━━ LISTING ━━
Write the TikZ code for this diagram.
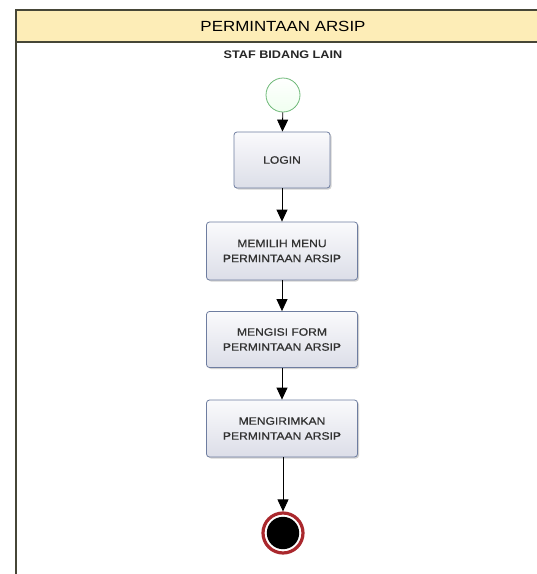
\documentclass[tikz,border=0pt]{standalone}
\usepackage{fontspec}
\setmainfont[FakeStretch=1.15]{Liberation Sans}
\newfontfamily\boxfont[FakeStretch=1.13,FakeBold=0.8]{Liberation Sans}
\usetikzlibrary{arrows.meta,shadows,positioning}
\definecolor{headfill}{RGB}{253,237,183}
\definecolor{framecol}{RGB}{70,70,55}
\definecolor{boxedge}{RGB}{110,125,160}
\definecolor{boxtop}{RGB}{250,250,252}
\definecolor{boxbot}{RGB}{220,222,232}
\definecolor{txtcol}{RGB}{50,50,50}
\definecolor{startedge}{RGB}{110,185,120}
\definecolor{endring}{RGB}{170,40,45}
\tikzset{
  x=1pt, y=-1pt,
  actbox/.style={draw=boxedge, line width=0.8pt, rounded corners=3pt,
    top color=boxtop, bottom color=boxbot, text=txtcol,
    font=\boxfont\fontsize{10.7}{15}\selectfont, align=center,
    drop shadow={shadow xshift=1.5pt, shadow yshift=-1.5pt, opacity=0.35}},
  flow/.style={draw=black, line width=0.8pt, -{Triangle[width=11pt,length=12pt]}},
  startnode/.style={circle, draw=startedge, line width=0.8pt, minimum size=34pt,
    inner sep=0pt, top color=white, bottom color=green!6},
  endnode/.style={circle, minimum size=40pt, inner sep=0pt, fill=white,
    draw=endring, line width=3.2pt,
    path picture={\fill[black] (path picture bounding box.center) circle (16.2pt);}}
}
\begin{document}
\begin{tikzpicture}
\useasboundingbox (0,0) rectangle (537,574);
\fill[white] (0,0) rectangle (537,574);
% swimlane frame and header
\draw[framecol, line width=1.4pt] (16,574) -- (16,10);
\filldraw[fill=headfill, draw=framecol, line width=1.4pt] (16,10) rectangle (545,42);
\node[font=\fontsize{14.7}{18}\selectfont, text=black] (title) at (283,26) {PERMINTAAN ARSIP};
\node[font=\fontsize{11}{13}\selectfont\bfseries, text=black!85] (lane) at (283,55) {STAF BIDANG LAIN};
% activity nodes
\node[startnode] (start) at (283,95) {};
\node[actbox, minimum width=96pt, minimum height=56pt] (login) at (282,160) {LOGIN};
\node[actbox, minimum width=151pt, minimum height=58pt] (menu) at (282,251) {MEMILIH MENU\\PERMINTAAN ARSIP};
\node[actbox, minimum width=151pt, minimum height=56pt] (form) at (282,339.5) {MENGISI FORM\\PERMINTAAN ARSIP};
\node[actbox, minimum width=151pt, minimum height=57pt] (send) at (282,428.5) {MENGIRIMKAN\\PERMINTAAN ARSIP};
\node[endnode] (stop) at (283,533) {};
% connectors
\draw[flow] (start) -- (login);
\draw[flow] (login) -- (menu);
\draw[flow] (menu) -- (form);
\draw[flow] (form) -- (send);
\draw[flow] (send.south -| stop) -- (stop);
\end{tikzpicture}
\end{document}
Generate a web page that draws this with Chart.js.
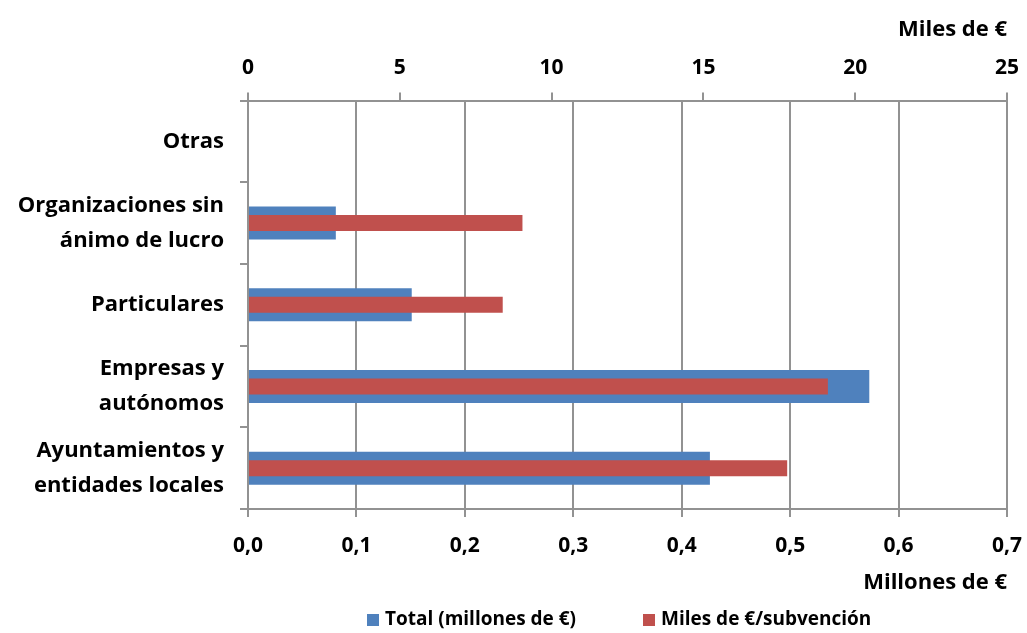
━━━
▶ _INSTRUCTIONS TO FOLLOW_: Among the entries above, how many lines include the word "this"? Reply with the number only.

▶ _RESULT_: 2